Appearing in Financial Review, Defence feature, 13 September 2017
Australia should focus on ASEAN ties
Australia needs to return its regional focus to the countries of the Association of Southeast Asian Nations, according to a new paper from the Strategic and Defence Studies Centre at ANU’s College of Asia and the Pacific. The paper Smaller, but enmeshed by Professor Tony Milner and Adjunct Associate Professor Ron Huisken calls for Australia to make ASEAN and southeast Asia its priority for economic, political and security cooperation.
“We have had a long association with ASEAN but in the past decade we have let it drift as we focused more on the China-US dynamic,” said Professor Huisken. “There have been some positive steps in the past few years, such as the agreement to hold biennial ASEAN-Australia Leaders’ Summits and the ‘special summit’ planned for 2018. But there is still much to do.”
ASEAN is growing in economic and political weight. As a trading partner, southeast Asia is more important to Australia than Japan or the US. In 2015 over a million people from ASEAN countries visited Australia, and almost three million Australians travelled in the other direction. For a number of countries in the region, Australia is the leading provider of Western tertiary education.
“These are good indicators but they do not connect to the Australian national imagination or the ASEAN regional imagination. It has not been made clear to the public that Australia must recognise how important the ASEAN region will be to the country’s future – so important, in fact, that Australia should strive to make consultation and cooperation instinctive for both sides,” say the authors.
“Leader-to-leader optics will always be helpful. Images of the Australian Prime Minister strolling through a market place with the Indonesian President, or standing next to the Malaysian leader, cooperating in the search for a lost airliner, do more than words to build solid, deep relations at the cultural level.”
Professor Huisken points to the Comprehensive Strategic Partnership between Singapore and Australia as a crucial step. It was signed on 29 June 2015, coinciding with the fiftieth anniversary of diplomatic relations. It effectively put Australia’s relations with Singapore on the same basis as its relations with New Zealand.
The need to improve relations is underlined by the relative deterioration of Australia’s position. ASEAN’s GDP is now more than US$2.5 trillion, approaching double that of Australia. South Korea has moved ahead of Australia as an investor in the region, and its trade with ASEAN is over double the size of Australia’s.
There is a similar story on the defence side. In 1988, Australia’s military spending was greater than that of all the ASEAN countries. It also held capability, technology and intelligence advantages. Now, ASEAN defence spending is about fifty per cent higher than Australia’s and the lead in capability is shrinking fast.

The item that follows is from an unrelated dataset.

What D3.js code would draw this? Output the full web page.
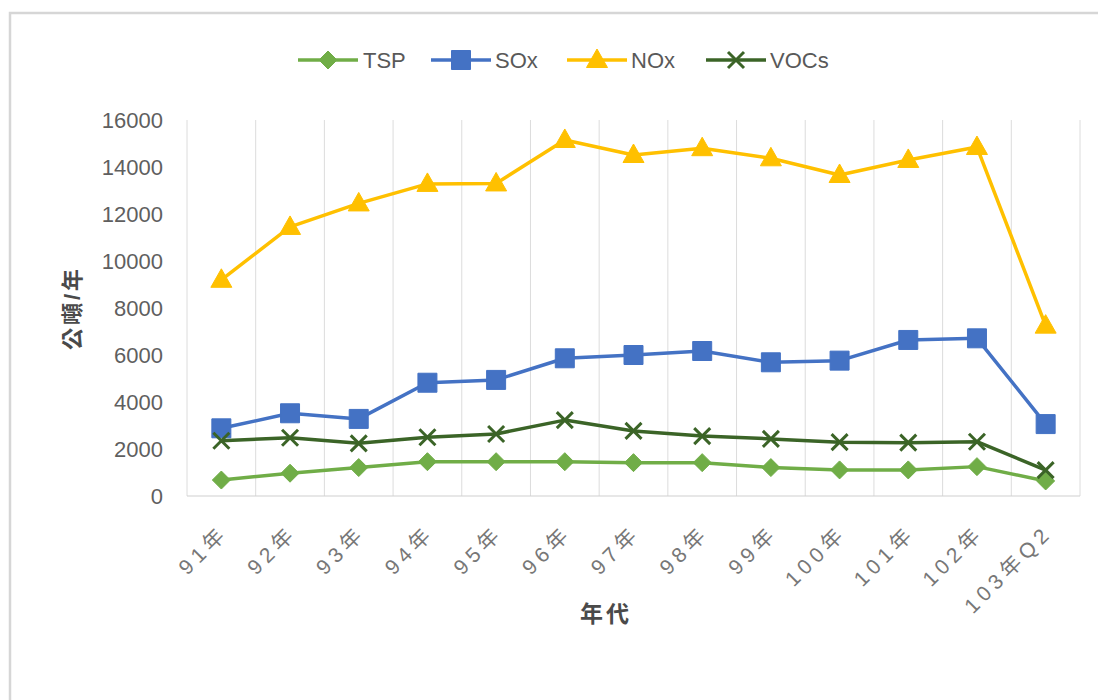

The good news is that there is increasing defence co-operation between Australia and ASEAN, ranging from joint naval exercises to pilot training. Professor Huisken believes this can be an important part of improved engagement. A solid security relationship is developing with Singapore, which has contracted to use bases in the Shoalwater Bay Training Area and Townsville Field Training Area. It will eventually be a large commitment, with up to 14,000 Singapore personnel training for up to 18 weeks a year by 2021.
In another significant move, the Australian Government recently announced that the Philippines Government has accepted an Australian offer of two AP-3C Orion aircraft to provide surveillance support to the armed forces of the Philippines in the fight against groups linked to Islamic State in Mindanao province. The arrangement comes under the Defence Cooperation Program with the Philippines, which includes counter-terrorism activities.
“In an important respect, the growth and development of the ASEAN region constitute an opportunity for Australia,” says Professor Huisken. “Forty years ago Australia was a relatively bigger player. Now there is more of a balance, and that is reflected in the easier sense of partnership in defence issues.
“But to keep and build that emerging sense of partnership there has to be change of language, amongst other things. We need to stop talking about southeast Asia as ‘our backyard’. And it is also counterproductive to use terms like ‘Asia Pacific’ and the ‘Indo-Pacific’. These constructions may have appeal for Australians but they have little value in the region. The reality is that Australia gets some bad press in southeast Asia, and the use of terms that are construed as patronising is one of the reasons.”
Professor Huisken sees a window of opportunity, with ASEAN wary of Chinese ambitions in the region and the uncertainties about the US presence. Deeper Australian engagement with ASEAN and support for its initiatives could add an important element of certainty for both sides.
“Australia’s support for ASEAN needs to be unambiguous and public,” he says. “We have important blocks in place, and now we have to take it forward.”